Die Konzentration auf die kleinen und mittleren Unternehmen (KMU) aber hat den durchschnittlichen Umsatz der Cyber-Kriminellen von 1,38 Milliarden US-Dollar im Jahr 2023 auf 1,28 Milliarden US-Dollar im Jahr 2024 gesenkt.
Abbildung 5: Durchschnittlicher Umsatz von IAB-Geschäften im Vergleich 2023 und 2024 (Check Point Software Technologies Inc.).
Es gibt drei Haupttypen von IAB, welche die meisten Ransomware-Angriffe derzeit antreiben. Im Jahr 2023 waren IAB, die Zugänge zu Servern anboten, welche wegen eines ungesicherten Remote Desktop Protocol (RDP) anfällig waren, am häufigsten zum Verkauf gestanden (>60 Prozent). Im Jahr 2024 nahm der VPN-Zugang jedoch stark zu (33 Prozent) während RDP-Zugänge nachliessen (55 Prozent).
Abbildung 6: Vergleich der Top-3-Zugangsmöglichkeiten, die verkauft werden 2023 und 2024 (Check Point Software Technologies Inc.)
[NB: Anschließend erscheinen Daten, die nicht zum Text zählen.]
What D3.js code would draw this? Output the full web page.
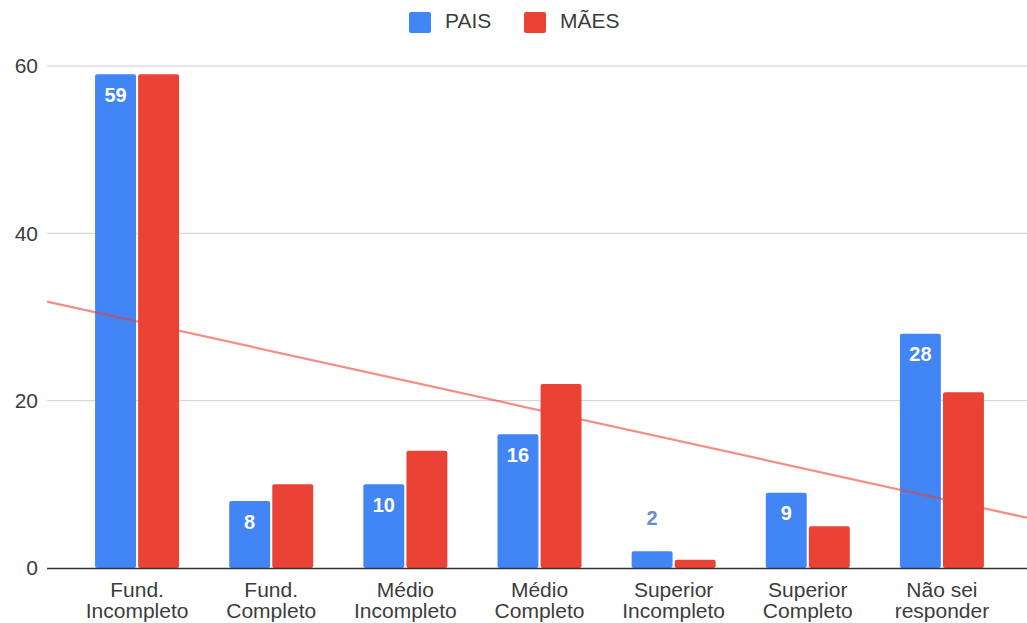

Zudem unterscheiden die IAB zwischen der Wertigkeit der Zugangsdaten, das heisst: Wie viele Privilegien stehen dem Käufer über das Benutzerkonto zur Verfügung? Die Top-3-Varianten legten stark zu, wobei den grössten Zuwachs die normalen Domain-Nutzer verzeichneten (447 Prozent). Lokale Administratoren stiegen um 161 Prozent, Domain-Administratoren um 144 Prozent.
Abbildung 7: Top 3 der verschiedenen Zugangskonten mit unterschiedlichen Privilegien (Check Point Software Technologies Inc.).
Die meisten IAB-Einnahmen fallen in eine Preisspanne von 500 bis 3’000 US-Dollar (86 Prozent) für den Zugang zu Unternehmen, obwohl gelegentlich hochwertige Angebote erscheinen, die 10’000 US-Dollar übersteigen.
Abbildung 8: Preisspannen und ihre Verteilungshäufigkeit (Check Point Software Technologies Inc.).
Das Fazit der Sicherheitsforscher lautet, dass eindeutig zu wenige Unternehmen auf einen mehrschichtigen Sicherheitsansatz setzen, sondern sich auf eine Ebene allein verlassen. Wird diese Überwunden, ist das Tor zum Netzwerk offen.
Bitte beachten Sie, dass die bereitgestellten Daten auf Beobachtungen aus den Foren «Ramp», «Breach», «XSS» und «Exploit» beschränkt sind. Diese Quellen sind zwar wichtig, vermitteln aber kein vollständiges Bild aller Bedrohungsaktivitäten.